Exercise requirements — Output the material beneath this task exactly, images excluded.

Data excerpt —
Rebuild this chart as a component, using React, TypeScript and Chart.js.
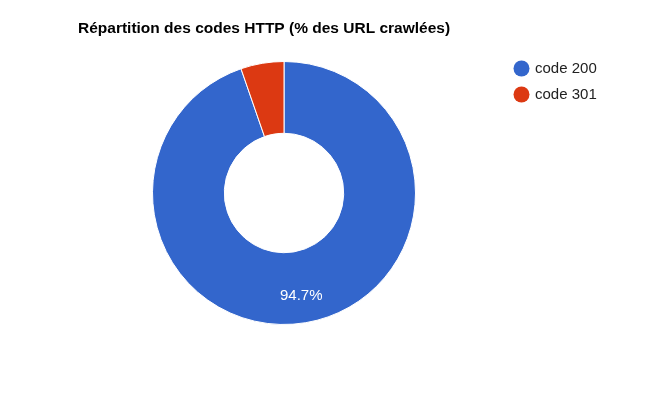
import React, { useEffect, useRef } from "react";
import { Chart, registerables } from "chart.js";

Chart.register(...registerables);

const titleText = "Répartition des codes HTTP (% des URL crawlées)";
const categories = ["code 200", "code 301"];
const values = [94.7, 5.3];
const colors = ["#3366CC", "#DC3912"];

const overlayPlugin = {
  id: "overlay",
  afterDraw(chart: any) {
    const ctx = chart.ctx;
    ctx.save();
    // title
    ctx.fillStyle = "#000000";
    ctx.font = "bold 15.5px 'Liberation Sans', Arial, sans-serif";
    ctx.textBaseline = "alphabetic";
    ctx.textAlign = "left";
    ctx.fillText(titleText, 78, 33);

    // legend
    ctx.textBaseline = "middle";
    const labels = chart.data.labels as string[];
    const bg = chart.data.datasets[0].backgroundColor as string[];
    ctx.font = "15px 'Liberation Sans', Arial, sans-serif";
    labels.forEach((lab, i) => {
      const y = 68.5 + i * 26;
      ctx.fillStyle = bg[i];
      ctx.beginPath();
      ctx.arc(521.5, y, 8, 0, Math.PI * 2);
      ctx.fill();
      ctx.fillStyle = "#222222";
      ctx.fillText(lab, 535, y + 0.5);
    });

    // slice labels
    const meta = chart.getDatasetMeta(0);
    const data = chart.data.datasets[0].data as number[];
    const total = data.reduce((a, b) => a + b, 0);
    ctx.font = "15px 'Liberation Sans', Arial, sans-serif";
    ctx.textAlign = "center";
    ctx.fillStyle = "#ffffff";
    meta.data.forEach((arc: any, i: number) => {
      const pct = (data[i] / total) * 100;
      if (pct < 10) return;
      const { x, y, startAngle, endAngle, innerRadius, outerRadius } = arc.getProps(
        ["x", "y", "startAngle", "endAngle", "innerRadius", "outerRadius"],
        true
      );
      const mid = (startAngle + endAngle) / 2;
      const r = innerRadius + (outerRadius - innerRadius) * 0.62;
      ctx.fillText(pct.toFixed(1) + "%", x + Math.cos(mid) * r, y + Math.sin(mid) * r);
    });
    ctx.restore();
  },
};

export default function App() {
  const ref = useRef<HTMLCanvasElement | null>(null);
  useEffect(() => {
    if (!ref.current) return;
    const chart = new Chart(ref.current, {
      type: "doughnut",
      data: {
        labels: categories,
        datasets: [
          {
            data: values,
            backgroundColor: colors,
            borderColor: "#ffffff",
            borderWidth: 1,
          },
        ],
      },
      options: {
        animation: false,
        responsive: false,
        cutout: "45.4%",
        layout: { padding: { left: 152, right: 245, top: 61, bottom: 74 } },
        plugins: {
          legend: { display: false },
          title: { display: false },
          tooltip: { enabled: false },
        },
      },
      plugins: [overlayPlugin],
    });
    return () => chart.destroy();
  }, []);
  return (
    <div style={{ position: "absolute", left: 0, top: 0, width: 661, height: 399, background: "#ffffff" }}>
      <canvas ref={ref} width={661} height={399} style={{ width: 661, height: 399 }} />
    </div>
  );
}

Output of the task —
Rebuild this chart as a component, using React, TypeScript and Chart.js.
import React, { useEffect, useRef } from "react";
import { Chart, registerables } from "chart.js";

Chart.register(...registerables);

const titleText = "Répartition des codes HTTP (% des URL crawlées)";
const categories = ["code 200", "code 301"];
const values = [94.7, 5.3];
const colors = ["#3366CC", "#DC3912"];

const overlayPlugin = {
  id: "overlay",
  afterDraw(chart: any) {
    const ctx = chart.ctx;
    ctx.save();
    // title
    ctx.fillStyle = "#000000";
    ctx.font = "bold 15.5px 'Liberation Sans', Arial, sans-serif";
    ctx.textBaseline = "alphabetic";
    ctx.textAlign = "left";
    ctx.fillText(titleText, 78, 33);

    // legend
    ctx.textBaseline = "middle";
    const labels = chart.data.labels as string[];
    const bg = chart.data.datasets[0].backgroundColor as string[];
    ctx.font = "15px 'Liberation Sans', Arial, sans-serif";
    labels.forEach((lab, i) => {
      const y = 68.5 + i * 26;
      ctx.fillStyle = bg[i];
      ctx.beginPath();
      ctx.arc(521.5, y, 8, 0, Math.PI * 2);
      ctx.fill();
      ctx.fillStyle = "#222222";
      ctx.fillText(lab, 535, y + 0.5);
    });

    // slice labels
    const meta = chart.getDatasetMeta(0);
    const data = chart.data.datasets[0].data as number[];
    const total = data.reduce((a, b) => a + b, 0);
    ctx.font = "15px 'Liberation Sans', Arial, sans-serif";
    ctx.textAlign = "center";
    ctx.fillStyle = "#ffffff";
    meta.data.forEach((arc: any, i: number) => {
      const pct = (data[i] / total) * 100;
      if (pct < 10) return;
      const { x, y, startAngle, endAngle, innerRadius, outerRadius } = arc.getProps(
        ["x", "y", "startAngle", "endAngle", "innerRadius", "outerRadius"],
        true
      );
      const mid = (startAngle + endAngle) / 2;
      const r = innerRadius + (outerRadius - innerRadius) * 0.62;
      ctx.fillText(pct.toFixed(1) + "%", x + Math.cos(mid) * r, y + Math.sin(mid) * r);
    });
    ctx.restore();
  },
};

export default function App() {
  const ref = useRef<HTMLCanvasElement | null>(null);
  useEffect(() => {
    if (!ref.current) return;
    const chart = new Chart(ref.current, {
      type: "doughnut",
      data: {
        labels: categories,
        datasets: [
          {
            data: values,
            backgroundColor: colors,
            borderColor: "#ffffff",
            borderWidth: 1,
          },
        ],
      },
      options: {
        animation: false,
        responsive: false,
        cutout: "45.4%",
        layout: { padding: { left: 152, right: 245, top: 61, bottom: 74 } },
        plugins: {
          legend: { display: false },
          title: { display: false },
          tooltip: { enabled: false },
        },
      },
      plugins: [overlayPlugin],
    });
    return () => chart.destroy();
  }, []);
  return (
    <div style={{ position: "absolute", left: 0, top: 0, width: 661, height: 399, background: "#ffffff" }}>
      <canvas ref={ref} width={661} height={399} style={{ width: 661, height: 399 }} />
    </div>
  );
}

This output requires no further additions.